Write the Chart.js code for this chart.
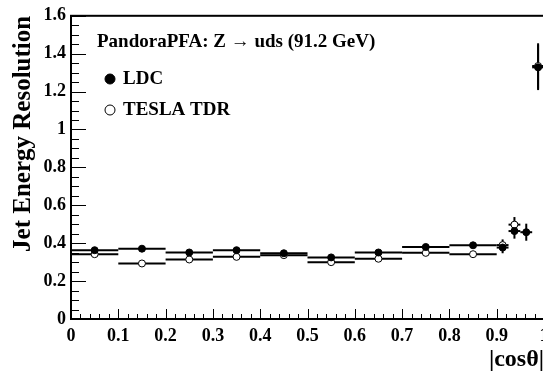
<!DOCTYPE html>
<html>
<head>
<meta charset="utf-8">
<script src="https://cdn.jsdelivr.net/npm/chart.js@4"></script>
<style>
  html, body { margin: 0; padding: 0; background: #fff; overflow: hidden; }
  #wrap { width: 560px; height: 374px; }
</style>
</head>
<body>
<div id="wrap"><canvas id="myChart" width="560" height="374"></canvas></div>
<script>
// bins in |cos theta| (0.1 wide, then 0.025 wide above 0.9)
const binCenters = [0.05, 0.15, 0.25, 0.35, 0.45, 0.55, 0.65, 0.75, 0.85, 0.9125, 0.9375, 0.9625, 0.9875];
const binHalfWidths = [0.05, 0.05, 0.05, 0.05, 0.05, 0.05, 0.05, 0.05, 0.05, 0.0125, 0.0125, 0.0125, 0.0125];

// LDC
const ldcValues = [0.363, 0.371, 0.351, 0.363, 0.347, 0.325, 0.351, 0.380, 0.389, 0.377, 0.464, 0.458, 1.328];
const ldcErrors = [0.008, 0.012, 0.008, 0.008, 0.006, 0.006, 0.008, 0.008, 0.008, 0.030, 0.040, 0.045, 0.120];

// TESLA TDR
const teslaValues = [0.342, 0.293, 0.314, 0.328, 0.337, 0.300, 0.318, 0.349, 0.342, 0.390, 0.498, null, 1.335];
const teslaErrors = [0.006, 0.006, 0.006, 0.006, 0.006, 0.006, 0.006, 0.006, 0.006, 0.030, 0.040, 0.045, 0.120];

const xTickValues = [0, 0.1, 0.2, 0.3, 0.4, 0.5, 0.6, 0.7, 0.8, 0.9, 1];
const xTickLabels = ['0', '0.1', '0.2', '0.3', '0.4', '0.5', '0.6', '0.7', '0.8', '0.9', '1'];
const yTickValues = [0, 0.2, 0.4, 0.6, 0.8, 1, 1.2, 1.4, 1.6];
const yTickLabels = ['0', '0.2', '0.4', '0.6', '0.8', '1', '1.2', '1.4', '1.6'];

const headerText = 'PandoraPFA: Z \u2192 uds (91.2 GeV)';
const serif = '"Liberation Serif", "Times New Roman", serif';

function points(values, errors) {
    return binCenters.map((x, i) => ({ x: x, y: values[i], xErr: binHalfWidths[i], yErr: errors[i] }));
}

// error bars, drawn under the markers
const errorBars = {
    id: 'errorBars',
    beforeDatasetsDraw(chart) {
        const ctx = chart.ctx;
        const xs = chart.scales.x, ys = chart.scales.y;
        ctx.save();
        ctx.strokeStyle = '#000';
        ctx.lineWidth = 2;
        chart.data.datasets.forEach(ds => {
            ds.data.forEach(p => {
                if (p.y === null) return;
                const py = ys.getPixelForValue(p.y);
                ctx.beginPath();
                ctx.moveTo(xs.getPixelForValue(p.x - p.xErr), py);
                ctx.lineTo(xs.getPixelForValue(p.x + p.xErr), py);
                ctx.stroke();
                const px = xs.getPixelForValue(p.x);
                ctx.beginPath();
                ctx.moveTo(px, ys.getPixelForValue(p.y - p.yErr));
                ctx.lineTo(px, ys.getPixelForValue(p.y + p.yErr));
                ctx.stroke();
            });
        });
        ctx.restore();
    }
};

// ROOT-like frame with inward ticks, and the legend box
const frame = {
    id: 'frame',
    afterDraw(chart) {
        const ctx = chart.ctx;
        const a = chart.chartArea;
        const xs = chart.scales.x, ys = chart.scales.y;
        ctx.save();
        ctx.strokeStyle = '#000';
        ctx.lineWidth = 1;
        ctx.beginPath();
        for (let v = 0; v <= 1.6001; v += 0.05) {
            const py = Math.round(ys.getPixelForValue(v)) + 0.5;
            const major = Math.abs(v / 0.2 - Math.round(v / 0.2)) < 1e-6;
            ctx.moveTo(a.left, py);
            ctx.lineTo(a.left + (major ? 15 : 8), py);
        }
        for (let v = 0; v <= 1.0001; v += 0.02) {
            const px = Math.round(xs.getPixelForValue(v)) + 0.5;
            const major = Math.abs(v / 0.1 - Math.round(v / 0.1)) < 1e-6;
            ctx.moveTo(px, a.bottom);
            ctx.lineTo(px, a.bottom - (major ? 10 : 5));
        }
        ctx.stroke();
        ctx.lineWidth = 2;
        ctx.strokeRect(a.left, a.top, a.right - a.left, a.bottom - a.top);

        // legend
        ctx.fillStyle = '#000';
        ctx.font = 'bold 19px ' + serif;
        ctx.textBaseline = 'middle';
        ctx.textAlign = 'left';
        ctx.fillText(headerText, 97, 42);
        chart.data.datasets.forEach((ds, i) => {
            const cy = 79 + i * 31;
            ctx.beginPath();
            ctx.arc(110, cy, 5, 0, Math.PI * 2);
            ctx.fillStyle = ds.pointBackgroundColor;
            ctx.fill();
            ctx.lineWidth = 1;
            ctx.strokeStyle = '#000';
            ctx.stroke();
            ctx.fillStyle = '#000';
            ctx.fillText(ds.label, 123, cy);
        });
        ctx.restore();
    }
};

const ctx = document.getElementById('myChart').getContext('2d');
new Chart(ctx, {
    type: 'scatter',
    data: {
        datasets: [{
            label: 'LDC',
            data: points(ldcValues, ldcErrors),
            order: 0, // drawn last, on top
            pointRadius: 3.5,
            pointBackgroundColor: '#000',
            pointBorderColor: '#000',
            pointBorderWidth: 1,
        }, {
            label: 'TESLA TDR',
            data: points(teslaValues, teslaErrors),
            order: 1,
            pointRadius: 3.5,
            pointBackgroundColor: '#fff',
            pointBorderColor: '#000',
            pointBorderWidth: 1,
        }],
    },
    options: {
        responsive: false,
        animation: false,
        layout: { padding: { top: 12, right: 16, left: 0, bottom: 0 } },
        plugins: { legend: { display: false }, tooltip: { enabled: false } },
        scales: {
            x: {
                type: 'linear',
                min: 0, max: 1,
                grid: { display: false, drawTicks: false },
                border: { display: false },
                afterBuildTicks: s => { s.ticks = xTickValues.map(v => ({ value: v })); },
                afterFit: s => { s.height = 55; },
                ticks: {
                    padding: 7,
                    color: '#000',
                    maxRotation: 0,
                    font: { family: serif, weight: 'bold', size: 18 },
                    callback: (v, i) => xTickLabels[i],
                },
                title: {
                    display: true,
                    text: '|cos\u03b8|',
                    align: 'end',
                    color: '#000',
                    padding: 0,
                    font: { family: serif, weight: 'bold', size: 24, lineHeight: 1.2 },
                },
            },
            y: {
                type: 'linear',
                min: 0, max: 1.6,
                grid: { display: false, drawTicks: false },
                border: { display: false },
                afterBuildTicks: s => { s.ticks = yTickValues.map(v => ({ value: v })); },
                afterFit: s => { s.width = 71; },
                ticks: {
                    padding: 5,
                    color: '#000',
                    font: { family: serif, weight: 'bold', size: 18 },
                    callback: (v, i) => yTickLabels[i],
                },
                title: {
                    display: true,
                    text: 'Jet Energy Resolution',
                    align: 'end',
                    color: '#000',
                    padding: { top: 9, bottom: 0 },
                    font: { family: serif, weight: 'bold', size: 25, lineHeight: 1.2 },
                },
            },
        },
    },
    plugins: [errorBars, frame],
});
</script>
</body>
</html>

• Exercise: Copy the material shown above in full and exactly. Skip the pictures.

• Result of the task:
Write the Chart.js code for this chart.
<!DOCTYPE html>
<html>
<head>
<meta charset="utf-8">
<script src="https://cdn.jsdelivr.net/npm/chart.js@4"></script>
<style>
  html, body { margin: 0; padding: 0; background: #fff; overflow: hidden; }
  #wrap { width: 560px; height: 374px; }
</style>
</head>
<body>
<div id="wrap"><canvas id="myChart" width="560" height="374"></canvas></div>
<script>
// bins in |cos theta| (0.1 wide, then 0.025 wide above 0.9)
const binCenters = [0.05, 0.15, 0.25, 0.35, 0.45, 0.55, 0.65, 0.75, 0.85, 0.9125, 0.9375, 0.9625, 0.9875];
const binHalfWidths = [0.05, 0.05, 0.05, 0.05, 0.05, 0.05, 0.05, 0.05, 0.05, 0.0125, 0.0125, 0.0125, 0.0125];

// LDC
const ldcValues = [0.363, 0.371, 0.351, 0.363, 0.347, 0.325, 0.351, 0.380, 0.389, 0.377, 0.464, 0.458, 1.328];
const ldcErrors = [0.008, 0.012, 0.008, 0.008, 0.006, 0.006, 0.008, 0.008, 0.008, 0.030, 0.040, 0.045, 0.120];

// TESLA TDR
const teslaValues = [0.342, 0.293, 0.314, 0.328, 0.337, 0.300, 0.318, 0.349, 0.342, 0.390, 0.498, null, 1.335];
const teslaErrors = [0.006, 0.006, 0.006, 0.006, 0.006, 0.006, 0.006, 0.006, 0.006, 0.030, 0.040, 0.045, 0.120];

const xTickValues = [0, 0.1, 0.2, 0.3, 0.4, 0.5, 0.6, 0.7, 0.8, 0.9, 1];
const xTickLabels = ['0', '0.1', '0.2', '0.3', '0.4', '0.5', '0.6', '0.7', '0.8', '0.9', '1'];
const yTickValues = [0, 0.2, 0.4, 0.6, 0.8, 1, 1.2, 1.4, 1.6];
const yTickLabels = ['0', '0.2', '0.4', '0.6', '0.8', '1', '1.2', '1.4', '1.6'];

const headerText = 'PandoraPFA: Z \u2192 uds (91.2 GeV)';
const serif = '"Liberation Serif", "Times New Roman", serif';

function points(values, errors) {
    return binCenters.map((x, i) => ({ x: x, y: values[i], xErr: binHalfWidths[i], yErr: errors[i] }));
}

// error bars, drawn under the markers
const errorBars = {
    id: 'errorBars',
    beforeDatasetsDraw(chart) {
        const ctx = chart.ctx;
        const xs = chart.scales.x, ys = chart.scales.y;
        ctx.save();
        ctx.strokeStyle = '#000';
        ctx.lineWidth = 2;
        chart.data.datasets.forEach(ds => {
            ds.data.forEach(p => {
                if (p.y === null) return;
                const py = ys.getPixelForValue(p.y);
                ctx.beginPath();
                ctx.moveTo(xs.getPixelForValue(p.x - p.xErr), py);
                ctx.lineTo(xs.getPixelForValue(p.x + p.xErr), py);
                ctx.stroke();
                const px = xs.getPixelForValue(p.x);
                ctx.beginPath();
                ctx.moveTo(px, ys.getPixelForValue(p.y - p.yErr));
                ctx.lineTo(px, ys.getPixelForValue(p.y + p.yErr));
                ctx.stroke();
            });
        });
        ctx.restore();
    }
};

// ROOT-like frame with inward ticks, and the legend box
const frame = {
    id: 'frame',
    afterDraw(chart) {
        const ctx = chart.ctx;
        const a = chart.chartArea;
        const xs = chart.scales.x, ys = chart.scales.y;
        ctx.save();
        ctx.strokeStyle = '#000';
        ctx.lineWidth = 1;
        ctx.beginPath();
        for (let v = 0; v <= 1.6001; v += 0.05) {
            const py = Math.round(ys.getPixelForValue(v)) + 0.5;
            const major = Math.abs(v / 0.2 - Math.round(v / 0.2)) < 1e-6;
            ctx.moveTo(a.left, py);
            ctx.lineTo(a.left + (major ? 15 : 8), py);
        }
        for (let v = 0; v <= 1.0001; v += 0.02) {
            const px = Math.round(xs.getPixelForValue(v)) + 0.5;
            const major = Math.abs(v / 0.1 - Math.round(v / 0.1)) < 1e-6;
            ctx.moveTo(px, a.bottom);
            ctx.lineTo(px, a.bottom - (major ? 10 : 5));
        }
        ctx.stroke();
        ctx.lineWidth = 2;
        ctx.strokeRect(a.left, a.top, a.right - a.left, a.bottom - a.top);

        // legend
        ctx.fillStyle = '#000';
        ctx.font = 'bold 19px ' + serif;
        ctx.textBaseline = 'middle';
        ctx.textAlign = 'left';
        ctx.fillText(headerText, 97, 42);
        chart.data.datasets.forEach((ds, i) => {
            const cy = 79 + i * 31;
            ctx.beginPath();
            ctx.arc(110, cy, 5, 0, Math.PI * 2);
            ctx.fillStyle = ds.pointBackgroundColor;
            ctx.fill();
            ctx.lineWidth = 1;
            ctx.strokeStyle = '#000';
            ctx.stroke();
            ctx.fillStyle = '#000';
            ctx.fillText(ds.label, 123, cy);
        });
        ctx.restore();
    }
};

const ctx = document.getElementById('myChart').getContext('2d');
new Chart(ctx, {
    type: 'scatter',
    data: {
        datasets: [{
            label: 'LDC',
            data: points(ldcValues, ldcErrors),
            order: 0, // drawn last, on top
            pointRadius: 3.5,
            pointBackgroundColor: '#000',
            pointBorderColor: '#000',
            pointBorderWidth: 1,
        }, {
            label: 'TESLA TDR',
            data: points(teslaValues, teslaErrors),
            order: 1,
            pointRadius: 3.5,
            pointBackgroundColor: '#fff',
            pointBorderColor: '#000',
            pointBorderWidth: 1,
        }],
    },
    options: {
        responsive: false,
        animation: false,
        layout: { padding: { top: 12, right: 16, left: 0, bottom: 0 } },
        plugins: { legend: { display: false }, tooltip: { enabled: false } },
        scales: {
            x: {
                type: 'linear',
                min: 0, max: 1,
                grid: { display: false, drawTicks: false },
                border: { display: false },
                afterBuildTicks: s => { s.ticks = xTickValues.map(v => ({ value: v })); },
                afterFit: s => { s.height = 55; },
                ticks: {
                    padding: 7,
                    color: '#000',
                    maxRotation: 0,
                    font: { family: serif, weight: 'bold', size: 18 },
                    callback: (v, i) => xTickLabels[i],
                },
                title: {
                    display: true,
                    text: '|cos\u03b8|',
                    align: 'end',
                    color: '#000',
                    padding: 0,
                    font: { family: serif, weight: 'bold', size: 24, lineHeight: 1.2 },
                },
            },
            y: {
                type: 'linear',
                min: 0, max: 1.6,
                grid: { display: false, drawTicks: false },
                border: { display: false },
                afterBuildTicks: s => { s.ticks = yTickValues.map(v => ({ value: v })); },
                afterFit: s => { s.width = 71; },
                ticks: {
                    padding: 5,
                    color: '#000',
                    font: { family: serif, weight: 'bold', size: 18 },
                    callback: (v, i) => yTickLabels[i],
                },
                title: {
                    display: true,
                    text: 'Jet Energy Resolution',
                    align: 'end',
                    color: '#000',
                    padding: { top: 9, bottom: 0 },
                    font: { family: serif, weight: 'bold', size: 25, lineHeight: 1.2 },
                },
            },
        },
    },
    plugins: [errorBars, frame],
});
</script>
</body>
</html>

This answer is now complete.